If the wooly thing keeps you warm in this climate change then it works

Electro-Kevin said...

I shall cherish that analogy, WoR.

Woman on a Raft said...

I hadn't even noticed the hi-lights until you pointed them out, Albert. They are just the ordinary lights so they are part of my reality.

Which just goes to show that if you become habituated to something, it doesn't just stop bothering you, it becomes invisible.

Hmmm.

lilith said...

Fab post Woar. May I suggest that you don't listen to the BBC whilst knitting? Plays havoc with the tension. x

Mark Wadsworth said...

What Albert says.
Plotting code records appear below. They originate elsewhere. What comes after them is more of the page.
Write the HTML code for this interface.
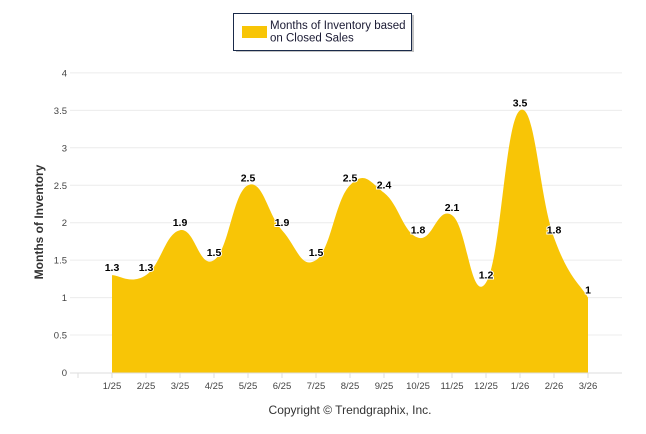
<!DOCTYPE html>
<html><head><meta charset="utf-8"><style>
body{margin:0;background:#fff;}
svg{display:block;font-family:"Liberation Sans",sans-serif;}
</style></head><body>
<svg id="c" width="646" height="434">
<g id="grid"></g>
<g id="area"></g>
<g id="labels"></g>
<g id="axes"></g>
<text x="43" y="222" transform="rotate(-90 43 222)" text-anchor="middle" font-size="12" font-weight="bold" fill="#333">Months of Inventory</text>
<text x="350" y="414" text-anchor="middle" font-size="12" fill="#333">Copyright © Trendgraphix, Inc.</text>
<g>
<rect x="236" y="15" width="178" height="37" fill="#888" opacity="0.5"/>
<rect x="233.5" y="13.5" width="178" height="37" fill="#fff" stroke="#1a2a4a" stroke-width="1"/>
<rect x="242" y="26" width="25" height="12" fill="#f8c506"/>
<text x="270" y="29" font-size="11.5" fill="#1a1a33"><tspan x="270" dy="0">Months of Inventory based</tspan><tspan x="270" dy="12.5">on Closed Sales</tspan></text>
</g>
</svg>
<script>
const categories=["1/25","2/25","3/25","4/25","5/25","6/25","7/25","8/25","9/25","10/25","11/25","12/25","1/26","2/26","3/26"];
const values=[1.3,1.3,1.9,1.5,2.5,1.9,1.5,2.5,2.4,1.8,2.1,1.2,3.5,1.8,1];
const yTicks=[0,0.5,1,1.5,2,2.5,3,3.5,4];
const NS="http://www.w3.org/2000/svg";
const x0=112,dx=34,yb=372.5,ppu=74.9;
const X=i=>x0+i*dx, Y=v=>yb-v*ppu;
function el(t,a,p){const e=document.createElementNS(NS,t);for(const k in a)e.setAttribute(k,a[k]);p.appendChild(e);return e;}
const grid=document.getElementById('grid'),axes=document.getElementById('axes');
yTicks.forEach(t=>{
 if(t>0){const l=el('line',{x1:70,x2:622,y1:Y(t),y2:Y(t),stroke:'#ececec'},grid);
 
 }
 const tx=el('text',{x:67,y:Y(t)+3.5,'text-anchor':'end','font-size':'9.5',fill:'#444'},axes);
 tx.textContent=t;
 
 
});
el('line',{x1:70,x2:622,y1:373,y2:373,stroke:'#ddd'},axes);
for(let i=-1;i<categories.length;i++){el('line',{x1:X(i),x2:X(i),y1:373,y2:378,stroke:'#ddd'},axes);}
categories.forEach((c,i)=>{const t=el('text',{x:X(i),y:389,'text-anchor':'middle','font-size':'9.5',fill:'#444'},axes);
 t.textContent=c;
 
 });
// cardinal spline, no clamping
const pts=values.map((v,i)=>[X(i),Y(v)]);
function ctrl(i){const p=pts[i],a=pts[i-1]||p,b=pts[i+1]||p;
 const k=0.22;const tx=(b[0]-a[0])*k,ty=(b[1]-a[1])*k;
 return[[p[0]-tx,p[1]-ty],[p[0]+tx,p[1]+ty]];}
const cs=pts.map((p,i)=>ctrl(i));
let d=`M${pts[0][0]},${yb} L${pts[0][0]},${pts[0][1]}`;
for(let i=1;i<pts.length;i++){const c1=cs[i-1][1],c2=cs[i][0];d+=` C${c1[0]},${c1[1]} ${c2[0]},${c2[1]} ${pts[i][0]},${pts[i][1]}`;}
d+=` L${pts[pts.length-1][0]},${yb} Z`;
const area=el('path',{d:d,fill:'#f8c506'},document.getElementById('area'));


const lab=document.getElementById('labels');
values.forEach((v,i)=>{const t=el('text',{x:X(i),y:Y(v)-4,'text-anchor':'middle','font-size':'10.5','font-weight':'bold',fill:'#000',stroke:'#fff','stroke-width':'2','paint-order':'stroke'},lab);
 t.textContent=v;
 
 });
</script>
</body></html>
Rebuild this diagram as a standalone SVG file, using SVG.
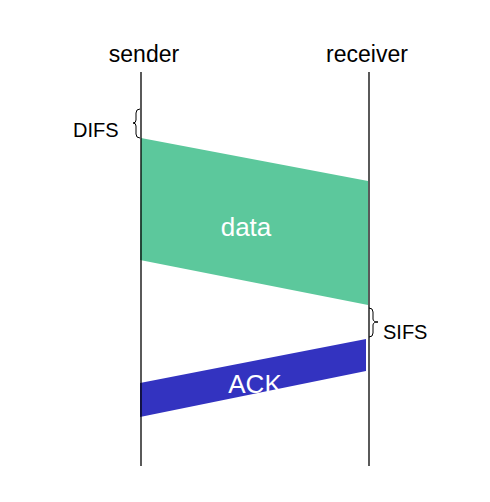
<svg xmlns="http://www.w3.org/2000/svg" width="490" height="502" viewBox="0 0 490 502">
<style>
.lbl{font-family:"Liberation Sans",Arial,sans-serif;fill:#000}
.in{font-family:"Liberation Sans",Arial,sans-serif;fill:#fff;font-size:26px;text-anchor:middle}
.life{stroke:#000;stroke-width:1.3;fill:none}
.brace{stroke:#000;stroke-width:1;fill:none}
</style>
<rect width="490" height="502" fill="#fff"/>
<g id="data">
<polygon points="141,138 368,181 368,305 140,260" fill="#5cc89c"/>
<text class="in" x="246" y="236">data</text>
</g>
<g id="ack">
<polygon points="140,383 366,339 366,371 140,417" fill="#3333c0"/>
<text class="in" x="255" y="393" font-size="27">ACK</text>
</g>
<g id="sender">
<text class="lbl" x="144" y="62" font-size="23" text-anchor="middle">sender</text>
</g>
<g id="receiver">
<text class="lbl" x="367" y="62" font-size="23" text-anchor="middle">receiver</text>
</g>
<g id="connectors">
<line class="life" x1="141" y1="72" x2="141" y2="466"/>
<line class="life" x1="369" y1="72" x2="369" y2="466"/>
</g>
<g id="difs">
<path class="brace" d="M140,109 Q136,109 136,113 L136,120 Q136,123 133,123 Q136,123 136,126 L136,134 Q136,138 140,138"/>
<text class="lbl" x="73" y="137" font-size="20">DIFS</text>
</g>
<g id="sifs">
<path class="brace" d="M369,308 Q373,308 373,312 L373,319 Q373,322 378,322 Q373,322 373,325 L373,333 Q373,337 369,337"/>
<text class="lbl" x="383" y="339" font-size="20">SIFS</text>
</g>
</svg>
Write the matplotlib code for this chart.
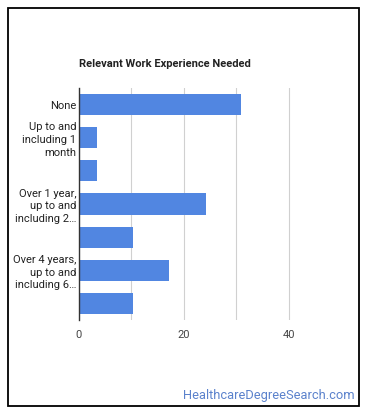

The good thing about getting old is that things get progressively less scary as you go on.

JuliaM said...

There's nothing like home-made soup - leek and potato (made with milk instead of stock - it doesn't freeze but has a richer, creamier taste as a result) is just perfect for winter, with hot, fresh crusty bread...

That's tonight's supper sorted, I think!

Dick the Prick said...

MMMMmmmm....hot veggy soup and crusty bread - lervely. One would suspect bally healthy too. My kitchen has had a bit of a jihad incident recently involving teaching myself plumbing but a brilliant idea to muse over.

WV; blerpu - oh, i'm sorry, I do beg your pardon.

Un petit soupcon said...

All very interesting, but I rather think our gracious host is merely trying to warn us (as if we did not already know) that we are in the soup up to our necks.

Submariner said...

Very true, Soupcon, but at such tiemns I find a warming soup is one of the few consolations available. I agree with JuliaM about the milk trick: that's what I do too with Leek & Potato. I also throw in a little garlic and some finely-chopped sizzled bits of bacon. Yum.

Chapcustard said...

14 comments and NO ONE has said it yet??? Damn you people, you have forced me to do this:

That was a souper post.

If you had written more about kitting I would have got 'yarn' in there somewhere too, but it's monday so I will go easy on you.

Enjoying the blog by the way, cheers.

Sen. C.R.O'Blene said...

Mrs Raft, you have stumbled on the meaning of life, chez Scrobs!

Squash is great in soups, so much so that the new allotment will get a whole 20 sf area next year, and also add baby pumpkins, which are even nicer!

Mrs S chucks anything in, just as you say, and also uses up all the cream crackers which Jacobs sell with nosh-by dates which clock up within a nanosecond of the hour on the side of the packet and start to rot and fizzle with mould...

Soup's even nicer in hot waether so we've found this year, well, on the three days when it was hot!

Woman on a Raft said...

Looks like the world is dividing in to those who enjoy the squashes and their magical bulbousness, and those who would need to be close to starvtion before they were prepared to choke then down.

Perhaps it is genetic; round here there is definitely a variant where some of us love tomatoes and rip them off the vine as soon as they blush, whereas others regard the smell as utterly repulsive and right up there with dead lizard, capable of tainting a whole plate if a tomato is put anywhere near it. Even stranger, this does not apply to cooked tomatoes, which do strike them as revolting.

Submariner said...

I am a big fan of all forms of tomatoes, but regard pumpkins as somehow sinister and rather suspect.

Did the "what's left in the fridge" version of leek and potato last night: had no bacon so chopped a few bits off the everlasting chorizo, threw in a clove of garlic and used a liquid base of 50:50 milk and water to just cover the cubed spuds and finely sliced leeks. Fabulous.

Submariner said...

And a chicken stock cube, which I forgot to mention.

banned said...

The government loves you and will save you from harm by confiscating your knitting needles to avoid 'stab your eyes out hazard'.